The culture of silence and how to overcome it

He had a really good idea for an improvement, but he didn’t share it because he was afraid of being mocked. She quit her job, even though she was good at it, because an employee in a position of trust kept harassing her.  If only they had said something. A culture of silence is characterised by employees withholding work-related ideas or refraining from speaking up when they see or are subjected to offensive behaviour. The silence manifests itself when employees avoid asking questions or expressing their concerns to a manager. It’s not the employee’s problem; it’s an organisational problem because it creates a culture where mistakes are not recognised in time. The silence means that information does not reach those who have the power to enact changes. This lowers everyone’s opportunity to learn from mistakes while simultaneously increasing the risk of unethical conduct. 


Research conducted across different cultures shows that there are four main reasons why people in organisations feel incapable of sharing information or speaking up about offensive and unethical conduct:  

  1. FearConcerns about career opportunities being negatively impacted.
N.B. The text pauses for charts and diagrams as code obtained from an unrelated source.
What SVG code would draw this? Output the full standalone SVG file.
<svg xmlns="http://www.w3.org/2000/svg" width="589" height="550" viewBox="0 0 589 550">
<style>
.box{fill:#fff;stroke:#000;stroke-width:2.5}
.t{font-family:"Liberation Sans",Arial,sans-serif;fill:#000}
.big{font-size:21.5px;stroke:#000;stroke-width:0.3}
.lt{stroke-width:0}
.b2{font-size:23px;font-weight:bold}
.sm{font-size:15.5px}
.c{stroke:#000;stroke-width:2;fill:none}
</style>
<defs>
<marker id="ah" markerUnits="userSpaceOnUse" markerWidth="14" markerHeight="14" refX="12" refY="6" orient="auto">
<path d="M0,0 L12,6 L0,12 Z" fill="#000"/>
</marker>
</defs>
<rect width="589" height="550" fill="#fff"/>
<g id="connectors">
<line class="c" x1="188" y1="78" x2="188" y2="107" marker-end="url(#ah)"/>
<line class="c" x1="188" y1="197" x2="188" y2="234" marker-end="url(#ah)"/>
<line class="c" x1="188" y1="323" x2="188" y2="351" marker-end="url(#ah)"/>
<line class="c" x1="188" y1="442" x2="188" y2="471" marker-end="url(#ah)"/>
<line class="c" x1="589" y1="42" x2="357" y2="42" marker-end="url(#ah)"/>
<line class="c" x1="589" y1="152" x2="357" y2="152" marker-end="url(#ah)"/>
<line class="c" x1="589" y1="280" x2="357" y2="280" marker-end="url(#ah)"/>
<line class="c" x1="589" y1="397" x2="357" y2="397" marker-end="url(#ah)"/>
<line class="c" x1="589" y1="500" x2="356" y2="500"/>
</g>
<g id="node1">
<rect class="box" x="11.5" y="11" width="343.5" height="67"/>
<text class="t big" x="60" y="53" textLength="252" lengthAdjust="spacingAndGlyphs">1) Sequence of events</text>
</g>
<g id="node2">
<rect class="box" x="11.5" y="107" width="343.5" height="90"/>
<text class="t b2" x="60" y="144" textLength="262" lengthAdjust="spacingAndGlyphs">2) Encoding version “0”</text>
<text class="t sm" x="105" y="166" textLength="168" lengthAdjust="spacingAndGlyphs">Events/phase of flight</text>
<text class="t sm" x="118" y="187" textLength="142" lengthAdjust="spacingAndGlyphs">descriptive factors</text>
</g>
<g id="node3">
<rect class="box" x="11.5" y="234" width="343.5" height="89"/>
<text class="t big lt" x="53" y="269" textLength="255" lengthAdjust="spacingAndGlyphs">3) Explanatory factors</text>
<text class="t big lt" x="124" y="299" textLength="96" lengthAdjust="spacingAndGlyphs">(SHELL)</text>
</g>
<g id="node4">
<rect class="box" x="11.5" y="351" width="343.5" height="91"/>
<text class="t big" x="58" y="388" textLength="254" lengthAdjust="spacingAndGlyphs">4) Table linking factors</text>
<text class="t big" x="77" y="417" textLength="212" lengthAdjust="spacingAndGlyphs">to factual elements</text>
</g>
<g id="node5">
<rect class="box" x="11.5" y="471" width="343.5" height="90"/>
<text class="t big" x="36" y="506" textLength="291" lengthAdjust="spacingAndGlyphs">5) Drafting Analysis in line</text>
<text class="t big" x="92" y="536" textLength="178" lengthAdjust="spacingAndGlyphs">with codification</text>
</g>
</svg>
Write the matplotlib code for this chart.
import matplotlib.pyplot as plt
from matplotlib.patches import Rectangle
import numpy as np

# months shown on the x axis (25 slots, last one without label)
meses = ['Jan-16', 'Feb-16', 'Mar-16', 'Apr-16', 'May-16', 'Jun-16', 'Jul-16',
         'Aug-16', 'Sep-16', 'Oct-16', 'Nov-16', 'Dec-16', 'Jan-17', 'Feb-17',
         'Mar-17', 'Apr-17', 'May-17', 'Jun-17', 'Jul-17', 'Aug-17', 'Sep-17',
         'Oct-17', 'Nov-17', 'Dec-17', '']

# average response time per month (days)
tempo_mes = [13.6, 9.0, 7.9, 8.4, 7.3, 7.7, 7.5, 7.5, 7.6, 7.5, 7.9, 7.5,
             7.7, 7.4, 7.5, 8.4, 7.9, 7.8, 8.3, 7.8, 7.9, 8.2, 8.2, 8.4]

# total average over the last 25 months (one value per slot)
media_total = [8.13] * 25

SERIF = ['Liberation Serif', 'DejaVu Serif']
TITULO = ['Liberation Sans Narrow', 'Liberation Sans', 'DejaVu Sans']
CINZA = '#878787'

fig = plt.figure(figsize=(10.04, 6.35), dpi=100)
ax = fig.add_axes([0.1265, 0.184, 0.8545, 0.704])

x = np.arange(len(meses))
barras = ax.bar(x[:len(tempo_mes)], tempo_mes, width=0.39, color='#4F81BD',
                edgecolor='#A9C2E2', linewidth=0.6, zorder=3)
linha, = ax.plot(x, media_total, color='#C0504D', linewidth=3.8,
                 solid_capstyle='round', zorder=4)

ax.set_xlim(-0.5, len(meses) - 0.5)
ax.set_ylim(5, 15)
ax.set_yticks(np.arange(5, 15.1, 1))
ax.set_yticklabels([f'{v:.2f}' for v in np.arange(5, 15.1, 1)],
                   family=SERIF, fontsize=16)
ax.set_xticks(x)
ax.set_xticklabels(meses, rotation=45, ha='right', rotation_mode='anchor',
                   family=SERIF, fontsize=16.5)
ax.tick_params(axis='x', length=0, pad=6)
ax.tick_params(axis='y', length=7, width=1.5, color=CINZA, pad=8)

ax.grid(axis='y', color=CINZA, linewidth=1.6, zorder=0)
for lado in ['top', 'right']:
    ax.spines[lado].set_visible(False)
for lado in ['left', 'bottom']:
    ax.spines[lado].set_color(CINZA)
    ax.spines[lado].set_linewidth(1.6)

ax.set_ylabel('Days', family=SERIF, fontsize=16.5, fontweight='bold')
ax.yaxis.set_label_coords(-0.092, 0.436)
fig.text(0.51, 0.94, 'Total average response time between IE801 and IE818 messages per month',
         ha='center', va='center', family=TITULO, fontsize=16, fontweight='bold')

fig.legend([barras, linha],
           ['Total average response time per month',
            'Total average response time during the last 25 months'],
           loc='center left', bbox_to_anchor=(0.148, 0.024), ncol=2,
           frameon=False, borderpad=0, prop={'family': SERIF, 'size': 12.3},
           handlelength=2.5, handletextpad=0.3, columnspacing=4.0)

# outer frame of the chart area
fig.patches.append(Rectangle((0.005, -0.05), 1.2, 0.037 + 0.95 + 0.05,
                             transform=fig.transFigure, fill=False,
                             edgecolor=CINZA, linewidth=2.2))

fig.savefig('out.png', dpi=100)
You’re afraid of being labelled as ‘difficult to work with’ if you say something that’s unpopular, controversial or meant to be a secret. Fear-based silence discourages many people from being whistleblowers and taking advantage of opportunities to speak up, even though they know they ought to.  
  1. Resignation: Withholding information because you don’t believe speaking up will make a difference, as people within the organisation don’t appear to be willing to listen.  
  1. Social reasons: Withholding information to protect your superiors or colleagues from being humiliated or exposed for fraudulent conduct.  
  1. Opportunism: When someone monopolises knowledge for their own benefit or to avoid creating more work for themselves. (Knoll, Ottsen et al., 2021) 

While cultural variations do exist, it’s clear that silence is generally associated with distance to power. Managers in organisations characterised by hierarchy are more likely to have employees who passively accept things the way they are and quickly conform. Employees remain silent to avoid conflicts, which increases the risk of management missing out on important information. In contrast, employees in organisations characterised by a more collective and horizontal structure have been found to be more likely to express their views.  


When you create a safe environment within teams across the organisation, you are laying the foundation for better collective intelligence. Psychological safety is therefore a way to become more productive as an organisation. Psychological safety means that employees feel comfortable enough to be themselves and take risks without the fear of rejection or embarrassment. Research on psychological safety has shown that the best-performing organisations are those where managers are role models, taking the lead in terms of openly talking about the mistakes they’ve made so that others can learn from them, as well as being inviting and inquisitive in their approach to welcoming dialogue.  This creates an environment and organisational culture characterised by trust and respect, where employees feel free to express thoughts and feelings related to their work (Edmondson, 2018). When managers listen to the issues faced by employees in the organisation and ask inquisitive questions, they boost the organisation-wide sense of psychological safety.  


The following seven tips can help the managers in your organisation become more inclusive and create a safe environment: 

1. Be available: Managers needs to be present and personally involved. Simply saying “my door’s always open” is not enough. Managers need to make themselves available and seek out discussion, thus making it easy to maintain a dialogue with them. 
2. Speak out when you don’t know something: When managers say that they need help to solve a given problem, that honesty reveals a human side that emboldens others to also share their concerns. 
3. Demonstrate fallibility: Managers should recognise that it is natural to fail – by being open about their own mistakes and situations in which they will not always succeed.  
4. Encourage contributions from others: When managers ask others for input and recognise their contributions, employees are motivated to make an extra effort and be more involved. 
5. Learn from mistakes: Instead of criticising people for initiatives that failed, consider their mistakes an opportunity to learn something. Share your own stories of learning from mistakes. When a manager is open about mistakes they’ve made, everyone can learn from them. 
6. Use clear and direct speech: Be clear and unambiguous in your communication. If a policy has been set and the framework is clear, it’s much easier for employees to take action and relate to communication from management.  
7. Employees should be held accountable for their own actions: Psychological safety also means that everyone knows what is expected of them and that there are consequences for not meeting these expectations. There should be clear consequences for knowingly breaking the rules, thereby ensuring that employees are held accountable in a fair and consistent manner. 

Organisations that actively work to foster psychological safety have far greater success when it comes to sharing knowledge and creating a culture in which people speak their mind and report any observations of unethical or offensive behaviour to management. The journey towards a safe culture starts with managers themselves being aware of their own power and qualities.